Noch mehr als die Malerei blühte die Bildhauerei und besonders die Baukunst. Die plastische Kunst war zuerst unter den schönen Künsten wieder erwacht, und der Reichtum der lombardischen und toskanischen Freistaaten unterstützte sie sehr. In ihr zeigt sich hauptsächlich der große, kühne und uneigennützige Geist jenes Zeitalters, indem man damals zum (XXVI) allgemeinen Nutzen und Vergnügen baute, Städte mit Mauern umgab, Kanäle, Brücken, Rathhäuser, Tempel und Kirchen wetteifernd errichtete. Die herrlichsten Bauwerke, z. B. der Dom zu Pisa, das Baptisterium, die Johanniskirche und der Schiefe Thurm ebendaselbst, der Tempel des heiligen Franciscus zu Assissi, das Logen- und Priorats-Gebäude, die Kreuzkirche und der Dom zu Florenz von Arnulf, einem Schüler des Nikolaus, entstanden damals; und Dante deutet mehrmals auf dergleichen hin, z. B. Paradies 25 im Anfange, Fegfeuer 12, 100, Hölle 19 im Anfange. - Nicht minder groß und trefflich waren die Bildhauerarbeiten der damaligen Zeit. Bonanno von Pisa goß ein prächtiges Thor von Bronze für den Dom seiner Vaterstadt; und erhabner noch waren die Thore an dem Baptisterium zu Florenz, welche Andreas etwa um das Jahr 1300 erbaute. Die Pforten von Ghiberti an einem andern Eingange dieses Baptisteriums hielt Michael Angelo würdig, zu Thoren des Paradieses zu dienen.
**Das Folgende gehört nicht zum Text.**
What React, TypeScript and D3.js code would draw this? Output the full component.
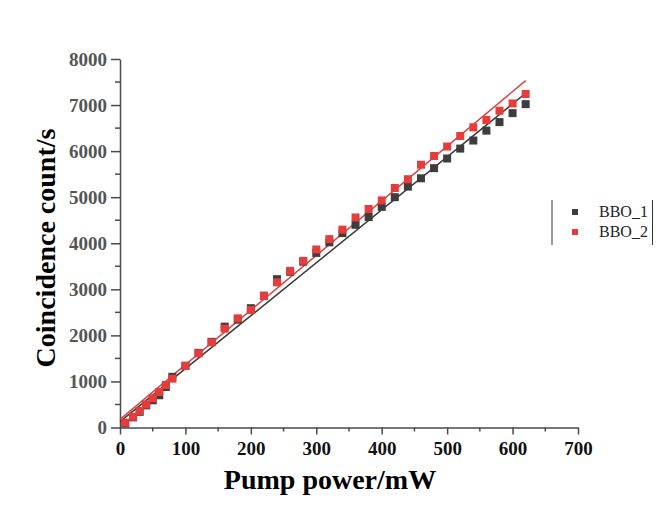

Diese Pforten waren mit erhabener Arbeit, und viele Kirchen und Dome mit trefflichen Bildsäulen geschmückt. Eine treffliche Schilderungen von Bildwerken giebt Dante im zwölften Gesange des Fegfeuers. - Von der Baukunst darf man wohl sagen, daß sie im dreizehnten und vierzehnten Jahrhundert ihre größte Höhe erreichte. - Vergleichen wir aber den Zustand der Künste im Zeitalter des Dante mit dem Zustande der Wissenschaften, so ist deutlich, daß die Künste sich im Ganzen einer weit größern Blüthe erfreuten. Die Poesie vereinigt beide großen Bestrebungen des Menschen: sie ist fast eben so sehr Wissenschaft wie Kunst; es gehört zu ihr fast nicht minder Gelehrsamkeit als Phantasie. Die christliche Religion giebt der neueren europäischen Welt den Charakter, insbesondere aber dem Mittelalter. In der divina commedia sind Religion, Gelehrsamkeit und Geschichte auf eine wunderbare Weise verschmolzen. An die Stelle der Galanterie ist eine geistige, verklärende (XXVII) Liebe getreten. Der Kern des Gedichts aber ist Allegorie und Mystik.